The lookup strategy is straightforward:

• Try the physical key with modifiers.
• Try a single Unicode codepoint from the event’s UTF‑8 text.
• Try an “unshifted” codepoint, if available.
• Fall back to catch_all, first with modifiers, then without.

The hot path allocates nothing and performs a small, fixed number of hash map lookups. Unicode handling is intentionally constrained to “exactly one codepoint” cases. Case folding for Unicode triggers lives inside Trigger.hash and Trigger.foldedEqual, so the map behaves correctly without complicating callers.

Hashing and equality that match semantics

Trigger and Action both implement custom hashing and equality that match the semantics Ghostty cares about.

For Trigger:

• modifiers must match exactly,
• physical keys compare by their enum value,
• unicode keys use a folded representation for hashing in the binding context so reasonable case handling is possible,
• catch_all is its own equivalence class.

For Action:

• equality is deep, including nested structs,
• hashing uses Wyhash and bitcasts floats to avoid surprises.

This is crucial because the binding set also maintains a reverse map (Action → Trigger) to support GUI accelerators. If hashing or equality disagreed with how bindings are stored, that map would be silently wrong.

Lessons you can reuse

Ghostty’s Binding.zig is a compact example of designing a configuration language and its runtime around a real domain—keybindings—without giving up performance. The same patterns apply to any serious, configuration‑driven system.

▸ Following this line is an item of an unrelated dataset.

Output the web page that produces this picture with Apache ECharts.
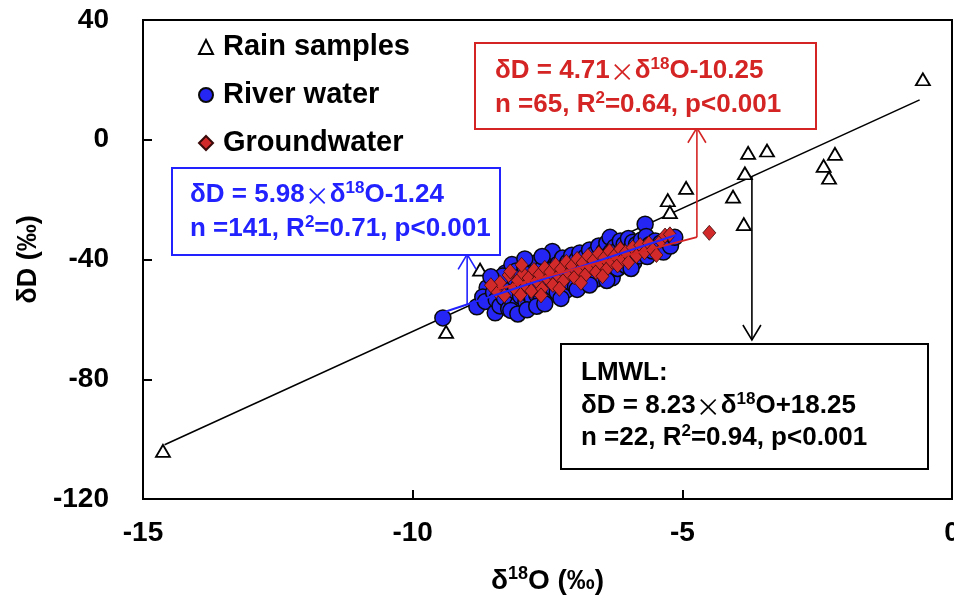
<!DOCTYPE html>
<html>
<head>
<meta charset="utf-8">
<script src="https://cdn.jsdelivr.net/npm/echarts@6/dist/echarts.min.js"></script>
<style>
  html, body { margin: 0; padding: 0; background: #ffffff; }
  #chart { width: 954px; height: 596px; }
</style>
</head>
<body>
<div id="chart"></div>
<script>
// Stable isotope data: [δ18O (‰), δD (‰)]
const rainSamples = [
  [-14.63, -103.9], [-9.38, -64.2], [-8.75, -43.4], [-8.75, -52.6],
  [-5.27, -20.2], [-5.23, -24.2], [-4.93, -16.1], [-4.06, -19.0],
  [-3.86, -28.2], [-3.84, -11.2], [-3.78, -4.4], [-3.43, -3.6],
  [-2.38, -8.7], [-2.28, -12.7], [-2.17, -4.7], [-0.54, 20.2]
];

const riverWater = [
  [-9.44, -59.5], [-8.81, -55.8], [-8.62, -49.4], [-8.70, -52.5], [-8.65, -54.0],
  [-8.47, -57.8], [-8.50, -51.0], [-8.45, -53.5], [-8.40, -49.0], [-8.38, -55.5], [-8.35, -47.0],
  [-8.30, -52.8], [-8.28, -44.5], [-8.25, -50.2], [-8.22, -56.5], [-8.20, -48.0],
  [-8.16, -41.7], [-8.15, -53.8], [-8.12, -46.2], [-8.10, -50.5], [-8.08, -43.8], [-8.05, -55.0],
  [-8.02, -48.8], [-8.00, -52.2], [-7.98, -45.5], [-7.95, -50.0], [-7.92, -42.5], [-7.90, -54.2],
  [-7.88, -47.5], [-7.85, -51.5], [-7.82, -44.2],
  [-7.80, -49.0], [-7.78, -53.0], [-7.75, -46.0], [-7.72, -41.2], [-7.70, -51.8], [-7.69, -41.0],
  [-7.66, -48.2], [-7.64, -44.8], [-7.62, -53.5], [-7.60, -46.8], [-7.58, -42.6], [-7.55, -50.2],
  [-7.52, -44.0], [-7.50, -47.8], [-7.48, -52.0], [-7.45, -40.5], [-7.43, -45.6], [-7.41, -37.3],
  [-7.40, -49.5], [-7.38, -43.0], [-7.35, -46.5], [-7.32, -51.0], [-7.30, -41.5], [-7.28, -44.8],
  [-7.25, -48.0], [-7.22, -39.5], [-7.20, -42.8], [-7.18, -46.2], [-7.15, -50.2], [-7.12, -40.8],
  [-7.10, -44.0], [-7.08, -47.5], [-7.05, -38.6], [-7.02, -42.2],
  [-7.00, -45.6], [-6.98, -49.0], [-6.95, -40.0], [-6.92, -43.2], [-6.90, -37.8], [-6.88, -46.8],
  [-6.85, -41.5], [-6.82, -44.5], [-6.80, -39.2], [-6.78, -48.0], [-6.75, -42.5], [-6.72, -36.8],
  [-6.70, -45.0], [-6.68, -40.2], [-6.65, -43.8], [-6.62, -38.0],
  [-6.60, -46.5], [-6.58, -41.0], [-6.55, -35.5], [-6.53, -43.5], [-6.50, -39.0], [-6.47, -43.4],
  [-6.45, -37.2], [-6.42, -41.8], [-6.40, -34.5], [-6.38, -44.5], [-6.36, -39.8], [-6.34, -32.6],
  [-6.32, -37.5], [-6.30, -46.1], [-6.28, -41.0], [-6.25, -35.8], [-6.22, -39.0],
  [-6.20, -43.0], [-6.18, -36.5], [-6.15, -33.8], [-6.12, -40.5], [-6.10, -38.0], [-6.08, -35.0],
  [-6.05, -42.0], [-6.02, -37.0], [-6.00, -33.0], [-5.98, -39.5], [-5.95, -36.2], [-5.92, -34.2],
  [-5.90, -41.0], [-5.88, -37.8], [-5.85, -35.0],
  [-5.80, -38.8], [-5.76, -33.5], [-5.72, -36.5], [-5.69, -28.2], [-5.67, -32.3], [-5.65, -39.0],
  [-5.60, -35.0], [-5.55, -37.2], [-5.50, -33.8], [-5.45, -36.0], [-5.40, -34.5], [-5.35, -37.5],
  [-5.28, -33.2], [-5.22, -35.5], [-5.14, -32.6],
  [-8.33, -45.5], [-8.18, -57.0], [-8.05, -58.2], [-7.88, -56.8], [-7.70, -55.6], [-7.55, -54.8],
  [-7.92, -39.8], [-7.60, -39.0], [-7.25, -53.0], [-6.95, -50.0], [-6.72, -48.5], [-6.40, -47.0],
  [-5.95, -43.0], [-8.55, -45.8]
];

const groundwater = [
  [-8.45, -50.5], [-8.38, -47.8], [-8.30, -52.0], [-8.22, -45.2], [-8.19, -44.0], [-8.12, -49.5],
  [-8.05, -47.0], [-8.00, -51.8], [-7.95, -44.8], [-7.90, -48.8],
  [-7.85, -46.2], [-7.80, -50.5], [-7.75, -43.5], [-7.70, -47.2], [-7.65, -45.0], [-7.60, -49.8],
  [-7.55, -42.8], [-7.50, -46.5], [-7.45, -44.2], [-7.40, -48.5],
  [-7.35, -41.8], [-7.30, -45.5], [-7.25, -43.2], [-7.20, -47.0], [-7.15, -40.8], [-7.10, -44.6],
  [-7.05, -42.2], [-7.00, -46.0], [-6.95, -39.8], [-6.90, -43.5],
  [-6.85, -41.2], [-6.80, -45.2], [-6.75, -38.8], [-6.70, -42.5], [-6.65, -40.4], [-6.60, -44.2],
  [-6.55, -38.0], [-6.50, -41.6], [-6.45, -39.5], [-6.40, -43.2],
  [-6.35, -37.2], [-6.30, -40.8], [-6.25, -38.6], [-6.20, -42.0], [-6.15, -36.5], [-6.10, -39.8],
  [-6.05, -37.6], [-6.00, -41.0], [-5.92, -36.0], [-5.85, -38.8],
  [-5.78, -35.2], [-5.70, -37.6], [-5.62, -34.6], [-5.55, -36.8], [-5.48, -38.5], [-5.40, -33.8],
  [-5.32, -32.0], [-5.23, -31.6],
  [-7.98, -41.8], [-7.62, -52.0], [-7.28, -49.8], [-6.88, -47.8], [-6.48, -45.6], [-8.55, -48.6],
  [-4.50, -31.1]
];

// Regression lines: LMWL, river water, groundwater
const fitSlope = [8.23, 5.98, 4.71];
const fitIntercept = [18.25, -1.24, -10.25];
const fitXRange = [[-14.6, -0.6], [-9.44, -5.10], [-8.45, -4.73]];

// Leader arrows from each fit line to its equation box
const arrowX = [-3.71, -8.99, -4.73];
const arrowEndY = [-66.9, -38.3, 4.0];

const xTicks = [-15, -10, -5, 0];
const yTicks = [-120, -80, -40, 0, 40];

const FONT = '"Liberation Sans", Arial, sans-serif';
const CROSS_FONT = '"Noto Sans CJK SC", sans-serif';
const BLUE = '#2222ff';
const RED = '#d42424';
const BLACK = '#000000';
const fitColors = [BLACK, BLUE, RED];

function fitPoints(i) {
  return fitXRange[i].map(x => [x, fitSlope[i] * x + fitIntercept[i]]);
}

const arrowData = arrowX.map((x, i) => [x, fitSlope[i] * x + fitIntercept[i], arrowEndY[i]]);

const chart = echarts.init(document.getElementById('chart'), null, { renderer: 'canvas' });

function boxRich(color) {
  return {
    n: { fontFamily: FONT, fontWeight: 'bold', fontSize: 26, lineHeight: 30, fill: color },
    x: { fontFamily: CROSS_FONT, fontWeight: 'normal', fontSize: 25, lineHeight: 30, fill: color },
    s: { fontFamily: FONT, fontWeight: 'bold', fontSize: 17, lineHeight: 20, verticalAlign: 'top', fill: color }
  };
}

function boxText(x, y, text, color) {
  return {
    type: 'text', x: x, y: y, z: 101,
    style: { text: text, rich: boxRich(color), fill: color, verticalAlign: 'middle', align: 'left' }
  };
}

const option = {
  animation: false,
  backgroundColor: '#ffffff',
  grid: {
    left: 143, right: 2, top: 20, bottom: 97,
    outerBoundsMode: 'none', containLabel: false,
    show: true, borderColor: BLACK, borderWidth: 2, backgroundColor: 'transparent'
  },
  legend: {
    orient: 'vertical', left: 193, top: 26,
    itemWidth: 14, itemHeight: 14, itemGap: 16,
    textStyle: { fontFamily: FONT, fontWeight: 'bold', fontSize: 29, color: BLACK, lineHeight: 32, padding: [0, 0, 0, 5] },
    data: ['Rain samples', 'River water', 'Groundwater'],
    selectedMode: false
  },
  xAxis: {
    type: 'value', min: -15, max: 0, interval: 5,
    name: '{n|δ}{s|18}{n|O (‰)}', nameLocation: 'middle', nameGap: 66,
    nameTextStyle: {
      rich: {
        n: { fontFamily: FONT, fontWeight: 'bold', fontSize: 28, color: BLACK, lineHeight: 32 },
        s: { fontFamily: FONT, fontWeight: 'bold', fontSize: 18, color: BLACK, lineHeight: 22, verticalAlign: 'top' }
      }
    },
    axisLine: { show: true, onZero: false, lineStyle: { color: BLACK, width: 2 } },
    axisTick: { show: true, inside: true, length: 9, lineStyle: { color: BLACK, width: 2 } },
    axisLabel: {
      margin: 20, fontFamily: FONT, fontWeight: 'bold', fontSize: 28, color: BLACK,
      formatter: v => xTicks.includes(v) ? String(v) : ''
    },
    splitLine: { show: false }
  },
  yAxis: {
    type: 'value', min: -120, max: 40, interval: 40,
    name: 'δD (‰)', nameLocation: 'middle', nameGap: 98, nameRotate: 90,
    nameTextStyle: { fontFamily: FONT, fontWeight: 'bold', fontSize: 27, color: BLACK },
    axisLine: { show: true, onZero: false, lineStyle: { color: BLACK, width: 2 } },
    axisTick: { show: true, inside: true, length: 9, lineStyle: { color: BLACK, width: 2 } },
    axisLabel: {
      margin: 34, fontFamily: FONT, fontWeight: 'bold', fontSize: 28, color: BLACK,
      formatter: v => yTicks.includes(v) ? String(v) : ''
    },
    splitLine: { show: false }
  },
  series: [
    {
      name: 'LMWL', type: 'line', data: fitPoints(0), symbol: 'none', silent: true, z: 1,
      lineStyle: { color: fitColors[0], width: 1.6 }
    },
    {
      name: 'Rain samples', type: 'scatter', data: rainSamples, symbol: 'triangle',
      symbolSize: [14, 12], z: 2,
      itemStyle: { color: '#ffffff', borderColor: BLACK, borderWidth: 1.8, opacity: 1 }
    },
    {
      name: 'River water', type: 'scatter', data: riverWater, symbol: 'circle',
      symbolSize: 16, z: 3,
      itemStyle: { color: '#2626f4', borderColor: '#0a0a0a', borderWidth: 1.5, opacity: 1 }
    },
    {
      name: 'Groundwater', type: 'scatter', data: groundwater, symbol: 'diamond',
      symbolSize: [13, 15], z: 4,
      itemStyle: { color: '#d22a2a', borderColor: '#3a0a0a', borderWidth: 0.8, opacity: 1 }
    },
    {
      name: 'River fit', type: 'line', data: fitPoints(1), symbol: 'none', silent: true, z: 5,
      lineStyle: { color: fitColors[1], width: 2 }
    },
    {
      name: 'Groundwater fit', type: 'line', data: fitPoints(2), symbol: 'none', silent: true, z: 5,
      lineStyle: { color: fitColors[2], width: 2 }
    },
    {
      name: 'Leaders', type: 'custom', data: arrowData, silent: true, z: 6, clip: false,
      encode: { x: 0, y: [1, 2] },
      renderItem: function (params, api) {
        const x = api.value(0);
        const p0 = api.coord([x, api.value(1)]);
        const p1 = api.coord([x, api.value(2)]);
        const dir = p1[1] > p0[1] ? 1 : -1;
        const color = fitColors[params.dataIndex];
        return {
          type: 'group',
          children: [
            { type: 'line', shape: { x1: p0[0], y1: p0[1], x2: p1[0], y2: p1[1] },
              style: { stroke: color, lineWidth: 1.6 } },
            { type: 'polyline',
              shape: { points: [[p1[0] - 9, p1[1] - dir * 15], [p1[0], p1[1]], [p1[0] + 9, p1[1] - dir * 15]] },
              style: { stroke: color, fill: 'none', lineWidth: 1.6 } }
          ]
        };
      }
    }
  ],
  graphic: [
    { type: 'rect', z: 100, shape: { x: 172, y: 168, width: 328, height: 87 },
      style: { fill: '#ffffff', stroke: BLUE, lineWidth: 2 } },
    boxText(190, 195, '{n|δD = 5.98}{x|×}{n|δ}{s|18}{n|O-1.24}', BLUE),
    boxText(190, 229, '{n|n =141, R}{s|2}{n|=0.71, p<0.001}', BLUE),

    { type: 'rect', z: 100, shape: { x: 475, y: 43, width: 341, height: 86 },
      style: { fill: '#ffffff', stroke: RED, lineWidth: 2 } },
    boxText(495, 71, '{n|δD = 4.71}{x|×}{n|δ}{s|18}{n|O-10.25}', RED),
    boxText(495, 105, '{n|n =65, R}{s|2}{n|=0.64, p<0.001}', RED),

    { type: 'rect', z: 100, shape: { x: 561, y: 344, width: 367, height: 125 },
      style: { fill: '#ffffff', stroke: BLACK, lineWidth: 2 } },
    boxText(581, 373, '{n|LMWL:}', BLACK),
    boxText(581, 406, '{n|δD = 8.23}{x|×}{n|δ}{s|18}{n|O+18.25}', BLACK),
    boxText(581, 438, '{n|n =22, R}{s|2}{n|=0.94, p<0.001}', BLACK)
  ]
};

chart.setOption(option);
</script>
</body>
</html>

1. Treat configuration as a language.

   Define a small grammar and a parser that emits domain objects like Trigger, Action, and Flags, instead of pushing strings upward. Small iterators such as Parser let you stream elements like sequence leaders and chain actions cleanly.

2. Model verbs as a typed union.

   Replace integer action IDs with a tagged union whose variants carry meaningful payloads. Use type reflection (or your language’s equivalent) to derive parsing, formatting, cloning, hashing, and equality so adding a new action is a local change.

3. Use trie‑like structures for sequences.

   A nested Set of leader: *Set entries gives you multi‑key sequences with O(k) lookup in the sequence length and keeps prefixes separate from final actions.

4. Validate first, mutate second.

   For complex updates—like inserting entire sequences—run a non‑mutating validation pass. Only once the intent is fully valid do you touch internal maps. This keeps the structure consistent even when parsing fails.

5. Isolate backwards compatibility.

   Legacy formats and names belong in small, well‑named tables with tests, not scattered conditionals. Ghostty’s backwards‑compatible key names are confined to one map marked explicitly as compatibility glue.

6. Be explicit about tricky state.

   When you need internal mutable state like chain_parent to keep the public API simple, document its invariants clearly and test transitions aggressively. Don’t pretend it’s harmless; constrain it.

Keybindings tend to accrete requirements—global shortcuts, per‑surface actions, sequences, chains, GUI accelerators, and compatibility layers. Ghostty shows that treating them as a proper language with a small runtime lets you keep that complexity under control.

If you’re building configuration for a terminal, a game, or a control plane, the same pattern applies: define a minimal grammar, map it to strong types, and run it through a tight, well‑tested interpreter. That’s the core lesson from Binding.zig—and a design you can adopt far beyond keybindings.